Неужели все это взаправду, счастливо думал он, как будто бы только что убежал с уроков и мог при этом уже не бояться возможного наказания. Вот я выхожу на площадь, вот прохожу мимо Казанского собора, равняю шаг, заворачиваю, спотыкаюсь, снова выравниваю шаг, обхожу рабочих, и за все это время никто не остановит меня, не закричит, не сделает так, чтобы я понял, что все это шествие, и митинг, и парад - недоразумение, пуф, мираж. Если бы ректор видел меня сейчас… но тут Иван Александрович вдруг ясно разглядел перед собой хорошо знакомое, сморщенное лицо ректора, епископа Феодора, и понял, что тот не сказал бы ему вовсе ничего резкого, а только озабоченно перекрестил его, как тяжелого больного в жару и бреду. Ректор почему-то слился в его воображении с издевательской жалостью комиссариатского врача, отчего Иван Александрович, по-прежнему шагавший по площади, почувствовал себя уязвленным, обиженным даже. Коммунизм и пролетариат - это совсем не шутки, как вам всем, господа, представляется! - захотелось сердито прокричать ему, но кричать было некому. Мы еще убедим вас, что все в мире устроено не по-вашему, и никогда по-вашему больше не будет! - ссорился он с ректором и врачом, мысленно отдаваясь участию в некотором множестве, состава которого он сам еще не знал, и даже не хотел знать в эту гневную секунду. Достаточно было и того, что он мог и хотел в нем участвовать.
Гидра мировой буржуазии, нарисованная из кружков, ромбов и прямоугольников на большом деревянном щите, смотрела на Ивана Александровича ласково и даже как-то утешительно. Пока он злился, пошел дождь, но такой же смирный, уютный, как и ветер до этого. Но теперь его уже ничто не радовало.
Мы вам еще покажем, снова начал он шипеть про себя - и тут его отвлекли прерывистые, но все же очень резкие звуки, как будто что-то рвалось и портилось где-то совсем рядом. Он остановился и обернулся.
В двадцати шагах от него была Никольская башня в окружении низеньких часовенок, снизу вся разбитая от артиллерийских обстрелов. Над ее воротами вывешено было большое красное знамя, кажется, посвященное мировому Интернационалу. Теперь, на глазах у Ивана Александровича, оно разрывалось и слетало вниз - точнее, отдельные его части ровными, как в мастерской отрезанными кусками плавно опускались и падали к ногам задравшего голову часового. За знаменем оказался образ Николая Угодника, с разбитым пулями крестом и отчетливо видным мечом, в окружении двух ангелов, почтительно державших пальмовые ветви.
Пальмовая ветвь обыкновенно служит символом мученичества, как-то само пришло в голову обьяснение, много раз слышанное в училище.
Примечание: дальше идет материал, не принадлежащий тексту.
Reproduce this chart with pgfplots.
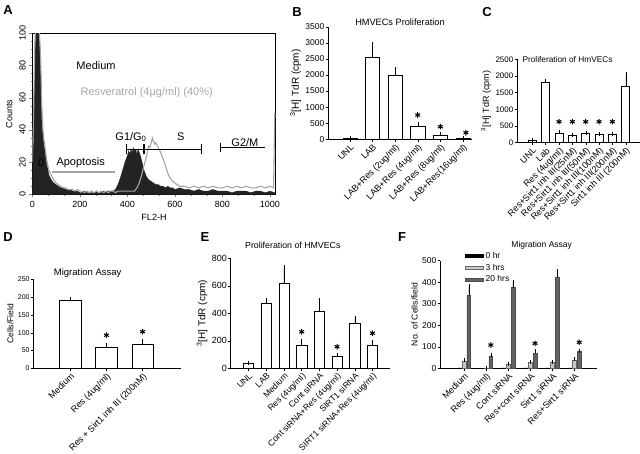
\documentclass[border=0pt]{standalone}
\usepackage{pgfplots}
\pgfplotsset{compat=1.18}
\usepackage{fontspec}
\setmainfont{Liberation Sans}
\definecolor{histgray}{RGB}{165,165,165}
\definecolor{histblack}{RGB}{35,35,35}
\definecolor{barthree}{RGB}{200,200,200}
\definecolor{bartwenty}{RGB}{100,100,100}
\newcommand{\fs}[1]{\fontsize{#1}{#1}\selectfont}
\pgfplotsset{
  every axis title shift=0pt,
  barpanel/.style={
    scale only axis, anchor=south west, clip=false,
    axis x line*=bottom, axis y line*=left,
    axis line style={-, black, line width=0.5pt},
    ymin=0, tick align=outside,
    major tick length=2.5pt,
    ytick style={black, line width=0.4pt},
    xtick style={black, line width=0.4pt},
    /pgf/number format/assume math mode=true,
    /pgf/number format/1000 sep={},
    scaled y ticks=false,
    yticklabel style={font=\fs{8.5}, inner sep=1pt},
    xticklabel style={font=\fs{9}, rotate=45, anchor=north east, inner sep=1pt},
    ylabel style={font=\fs{9}},
    title style={font=\fs{9}},
    bar width=0.6,
  },
  wbar/.style={ybar, bar shift=0pt, fill=white, draw=black, line width=0.5pt,
    error bars/y dir=plus, error bars/y explicit,
    error bars/error bar style={line width=0.4pt, black},
    error bars/error mark options={mark size=2pt, line width=0.4pt, black}},
  star/.style={only marks, mark=asterisk, mark size=2.8pt, line width=1pt, black},
}
\begin{document}
\begin{tikzpicture}
\useasboundingbox (0pt,0pt) rectangle (640pt,453pt);
% ---------------- Panel A ----------------
\begin{axis}[
  scale only axis, anchor=south west, at={(32.3pt,258.7pt)},
  width=243.4pt, height=161pt,
  xmin=0, xmax=1024, ymin=0, ymax=100,
  xtick={0,200,...,1000}, ytick={0,20,...,100},
  minor x tick num=2, minor y tick num=3,
  tick align=outside, tick pos=left,
  major tick length=3pt, minor tick length=1.5pt,
  /pgf/number format/assume math mode=true, /pgf/number format/1000 sep={},
  xticklabel style={font=\fs{9}},
  yticklabel style={font=\fs{9}, rotate=90, anchor=south},
  xlabel={FL2-H}, ylabel={Counts},
  xlabel style={font=\fs{9}}, ylabel style={font=\fs{9}},
  axis line style={line width=0.6pt},
]
\addplot[fill=histblack, draw=histblack, line width=0.3pt] table[row sep=\\] {
x y\\ 0 0\\ 2 15\\ 5 40\\ 10 85\\ 15 105\\ 20 110\\ 25 110\\ 30 100\\ 35 80\\ 40 45\\ 45 36\\ 50 30\\ 55 25\\ 60 19\\ 65 16\\ 70 12\\ 80 9\\ 90 7\\ 100 6\\ 110 5\\ 120 4\\ 130 4\\ 140 3\\ 150 3\\ 160 3\\ 170 2\\ 180 2\\ 190 2\\ 200 1\\ 210 1\\ 220 2\\ 230 1\\ 240 1\\ 250 1\\ 260 1\\ 270 2\\ 280 1\\ 290 1\\ 300 2\\ 310 1\\ 320 2\\ 330 2\\ 340 2\\ 350 3\\ 360 6\\ 370 10\\ 380 15\\ 390 20\\ 400 24\\ 405 27\\ 410 25\\ 415 28\\ 420 26\\ 425 29\\ 430 27\\ 435 28\\ 440 25\\ 445 28\\ 450 26\\ 455 24\\ 460 21\\ 465 18\\ 470 15\\ 475 13\\ 480 11\\ 490 9\\ 500 8\\ 510 7\\ 520 6\\ 530 6\\ 540 5\\ 550 5\\ 560 4\\ 570 5\\ 580 4\\ 590 4\\ 600 3\\ 620 4\\ 640 3\\ 660 3\\ 680 2\\ 700 3\\ 720 2\\ 740 2\\ 760 3\\ 780 2\\ 800 2\\ 820 2\\ 840 1\\ 860 2\\ 880 2\\ 900 2\\ 920 1\\ 940 2\\ 960 2\\ 980 1\\ 1000 2\\ 1020 1\\ 1023 0\\
} \closedcycle;
\addplot[histgray, line width=1.1pt] table[row sep=\\] {
x y\\ 0 20\\ 5 45\\ 10 90\\ 15 110\\ 20 110\\ 25 105\\ 30 100\\ 35 85\\ 40 55\\ 45 40\\ 50 33\\ 55 28\\ 60 22\\ 65 18\\ 70 15\\ 80 12\\ 90 9\\ 100 7\\ 110 6\\ 120 5\\ 130 4\\ 140 4\\ 150 3\\ 160 3\\ 170 3\\ 180 2\\ 190 3\\ 200 2\\ 210 2\\ 220 1\\ 230 2\\ 240 1\\ 250 2\\ 260 1\\ 270 2\\ 280 1\\ 290 2\\ 300 1\\ 310 2\\ 320 1\\ 330 2\\ 340 2\\ 350 1\\ 360 2\\ 370 2\\ 380 2\\ 390 2\\ 400 2\\ 410 2\\ 420 2\\ 430 2\\ 440 4\\ 450 7\\ 460 12\\ 470 18\\ 480 23\\ 485 27\\ 490 30\\ 495 29\\ 500 32\\ 505 35\\ 510 33\\ 515 31\\ 520 32\\ 530 29\\ 540 26\\ 550 22\\ 560 18\\ 570 13\\ 580 10\\ 590 8\\ 600 7\\ 610 6\\ 620 5\\ 640 5\\ 660 4\\ 680 5\\ 700 4\\ 720 5\\ 740 4\\ 760 5\\ 780 4\\ 800 4\\ 820 5\\ 840 4\\ 860 5\\ 880 4\\ 900 5\\ 920 4\\ 940 4\\ 960 5\\ 980 4\\ 1000 5\\ 1015 4\\ 1020 50\\ 1023 50\\
};
\node[anchor=west, font=\fs{11}] at (axis cs:171,80) {Medium};
\node[anchor=west, font=\fs{11}, text=histgray] at (axis cs:188,63) {Resveratrol (4μg/ml) (40\%)};
\node[anchor=west, font=\fs{11}] at (axis cs:335,35.6) {G1/G\textsubscript{0}};
\node[font=\fs{11}] at (axis cs:625,35.6) {S};
\node[anchor=west, font=\fs{11}] at (axis cs:823,31.9) {G2/M};
\node[anchor=west, font=\fs{11}] at (axis cs:87,19.4) {Apoptosis};
\node[font=\fs{11}] at (axis cs:37,19.4) {0};
\draw[histgray, line width=1.2pt] (axis cs:83,13.9) -- (axis cs:348,13.9);
\draw[black, line width=0.6pt] (axis cs:394,25) -- (axis cs:394,31) (axis cs:394,28) -- (axis cs:467,28) (axis cs:467,25) -- (axis cs:467,31);
\draw[black, line width=0.6pt] (axis cs:471,25) -- (axis cs:471,31) (axis cs:471,28) -- (axis cs:712,28) (axis cs:712,25) -- (axis cs:712,31);
\draw[black, line width=0.6pt] (axis cs:790,26) -- (axis cs:790,32) (axis cs:790,29) -- (axis cs:979,29);
\end{axis}
% ---------------- Panel B ----------------
\begin{axis}[barpanel, at={(328pt,313.7pt)}, width=144pt, height=112.6pt,
  xmin=-0.97, xmax=5.4, ymax=3500, ytick={0,500,...,3500},
  xtick={0,...,5}, xticklabels={UNL, LAB, LAB+Res (2ug/ml), LAB+Res (4ug/ml), LAB+Res (8ug/ml), LAB+Res(16ug/ml)},
  ylabel={\textsuperscript{3}[H] TdR (cpm)}, ylabel style={font=\fs{10}},
  title={HMVECs Proliferation}, title style={font=\fs{9.2}, at={(axis description cs:0.5,1.036)}, anchor=center},
  bar width=0.62]
\addplot[wbar] table[row sep=\\, x=x, y=y, y error=e] {x y e\\ 0 30 8\\ 1 2550 400\\ 2 2000 170\\ 3 420 45\\ 4 130 25\\ 5 30 12\\};
\addplot[star] coordinates {(3,755) (4,392) (5.13,205)};
\end{axis}
% ---------------- Panel C ----------------
\begin{axis}[barpanel, at={(517pt,310.3pt)}, width=123pt, height=83.4pt,
  xmin=-1.15, xmax=8.07, ymax=2500, ytick={0,500,...,2500},
  yticklabel style={font=\fs{8}},
  xtick={0,...,7}, xticklabels={UNL, Lab, Res (4ug/ml), Res+Sirt1 inh III(25nM), Res+Sirt1 inh III(50nM), Res+Sirt1 inh III(100nM), Res+Sirt1 inh III(200nM), Sirt1 inh III (200nM)},
  ylabel={\textsuperscript{3}[H] TdR (cpm)},
  bar width=0.6]
\addplot[wbar] table[row sep=\\, x=x, y=y, y error=e] {x y e\\ 0 60 20\\ 1 1800 50\\ 2 270 50\\ 3 210 30\\ 4 270 10\\ 5 240 25\\ 6 265 10\\ 7 1700 350\\};
\addplot[star] coordinates {(2,630) (3,630) (4,630) (5,630) (6,630)};
\node[anchor=west, font=\fs{8.3}, inner sep=0pt] at (axis cs:-0.75,2500) {Proliferation of HmVECs};
\end{axis}
% ---------------- Panel D ----------------
\begin{axis}[barpanel, at={(33.3pt,84.7pt)}, width=147.7pt, height=89pt,
  xmin=-1.02, xmax=3.06, ymax=250, ytick={0,50,...,250},
  yticklabel style={font=\fs{7}},
  xtick={0,1,2}, xticklabels={Medium, Res (4ug/ml), Res + Sirt1 inh III (200nM)},
  ylabel={Cells/Field}, ylabel style={font=\fs{8.5}},
  title={Migration Assay}, title style={font=\fs{9.5}, at={(axis description cs:0.368,1.067)}, anchor=center},
  bar width=0.6]
\addplot[wbar] table[row sep=\\, x=x, y=y, y error=e] {x y e\\ 0 190 6\\ 1 60 6\\ 2 67 9\\};
\addplot[star] coordinates {(1,93) (2,103)};
\end{axis}
% ---------------- Panel E ----------------
\begin{axis}[barpanel, at={(230.7pt,84.7pt)}, width=159.3pt, height=110pt,
  xmin=-1.01, xmax=7.99, ymax=800, ytick={0,200,...,800},
  yticklabel style={font=\fs{9}},
  xtick={0,...,7}, xticklabels={UNL, LAB, Medium, Res (4ug/ml), Cont siRNA, Cont siRNA+Res (4ug/ml), SIRT1 siRNA, SIRT1 siRNA+Res (4ug/ml)},
  xticklabel style={font=\fs{8.6}},
  ylabel={\textsuperscript{3}[H] TdR (cpm)}, ylabel style={font=\fs{10}},
  title={Proliferation of HMVECs}, title style={font=\fs{8.8}, at={(axis description cs:0.39,1.12)}, anchor=center},
  bar width=0.58]
\addplot[wbar] table[row sep=\\, x=x, y=y, y error=e] {x y e\\ 0 38 3\\ 1 470 30\\ 2 615 125\\ 3 170 32\\ 4 415 82\\ 5 88 7\\ 6 325 42\\ 7 170 18\\};
\addplot[star] coordinates {(3,266) (5,157) (7,255)};
\end{axis}
% ---------------- Panel F ----------------
\begin{axis}[barpanel, at={(440pt,84.7pt)}, width=156.7pt, height=107.7pt,
  xmin=-1.09, xmax=6.0, ymax=500, ytick={0,100,...,500},
  yticklabel style={font=\fs{8.5}},
  xtick={0,...,5}, xticklabels={Medium, Res (4ug/ml), Cont siRNA, Res+cont siRNA, Sirt1 siRNA, Res+Sirt1 siRNA},
  ylabel={No. of Cells/field}, ylabel style={font=\fs{8.6}},
  title={Migration Assay}, title style={font=\fs{8.5}, at={(axis description cs:0.649,1.146)}, anchor=center},
  legend style={at={(axis description cs:0.16,1.098)}, anchor=north west, draw=none, fill=none, font=\fs{8.5}, inner sep=0pt, row sep=0pt},
  legend cell align=left,
  bar width=0.17]
\addlegendimage{legend image code/.code={\draw[fill=black, draw=black] (0pt,-1.6pt) rectangle (18pt,1.6pt);}}
\addlegendentry{0 hr}
\addlegendimage{legend image code/.code={\draw[fill=barthree, draw=black!60] (0pt,-1.6pt) rectangle (18pt,1.6pt);}}
\addlegendentry{3 hrs}
\addlegendimage{legend image code/.code={\draw[fill=bartwenty, draw=black!70] (0pt,-1.6pt) rectangle (18pt,1.6pt);}}
\addlegendentry{20 hrs}
\addplot[ybar, bar shift=0pt, fill=black, draw=black, line width=0.3pt] table[row sep=\\] {x y\\ -0.21 2\\ 0.79 1\\ 1.79 2\\ 2.79 2\\ 3.79 2\\ 4.79 2\\};
\addplot[wbar, fill=barthree, draw=black!60] table[row sep=\\, x=x, y=y, y error=e] {x y e\\ 0 35 2\\ 1 2 0\\ 2 20 2\\ 3 27 1\\ 4 30 1\\ 5 38 4\\};
\addplot[wbar, fill=bartwenty, draw=black!70] table[row sep=\\, x=x, y=y, y error=e] {x y e\\ 0.21 340 40\\ 1.21 58 5\\ 2.21 375 25\\ 3.21 70 10\\ 4.21 425 25\\ 5.21 77 5\\};
\addplot[star] coordinates {(1.21,108) (3.21,116) (5.21,121)};
\end{axis}
% ---------------- Panel letters ----------------
\node[font=\bfseries\fs{13}] at (8pt,443pt) {A};
\node[font=\bfseries\fs{13}] at (297pt,441pt) {B};
\node[font=\bfseries\fs{13}] at (487pt,441pt) {C};
\node[font=\bfseries\fs{13}] at (8pt,216pt) {D};
\node[font=\bfseries\fs{13}] at (205pt,216pt) {E};
\node[font=\bfseries\fs{13}] at (402pt,216pt) {F};
\end{tikzpicture}
\end{document}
Ангелы, основательно поврежденные пальбой, и, вследствие разнообразных огнестрельных следов уже не похожие между собой, любовно смотрели на Святителя Николая, смотрели, аккуратно сжимая свою ношу, но, казалось, совершенно не замечали друг друга. Им, соседствовавшим так близко, не было друг до друга никакого дела - они были всецело поглощены созерцанием святого.
А он, подняв меч, смотрел прямо на Ивана Александровича. Во взгляде его, вполне открывшемся, когда предпоследний кусок ткани спустился на землю, можно было прочесть и воинственность, и огорчение, и суровую решимость открыть какую-то новую, невыносимую правду, но Иван Александрович, не ожидавший такого столкновения именно здесь, именно сегодня, увидел в нем нечто мгновенно его успокоившее, примирившее, изгнавшее прочь его прежнее раздражение.
Ему показалось, что все его неловкое, лишнее прошлое, в одну минуту оказавшееся перед ним на покалеченной башне, на него уже не сердится, и не осуждает, но лишь тихо следует за ним.
Даже сейчас я как-нибудь останусь с тобой, словно бы шепнул ему образ, выглянувший из-под знамени.
И та мучительная дистанция между озабоченным, грустным ректором, который даже теперь наверняка любил и молча перекрестил бы его, и этими галдящими вокруг него гужоновцами и бромлеевцами, один из которых, тощий, растрепанный, вдруг замахал флагом, на котором было выведено «Одолеем чуму империализма и капитала!» и, мелко семеня, побежал к Минину и Пожарскому, под ногами у которых начинался митинг, - теперь эта дистанция разом пропала. Злости больше не было. Весь его жар, все болезненное волнение - исчезло.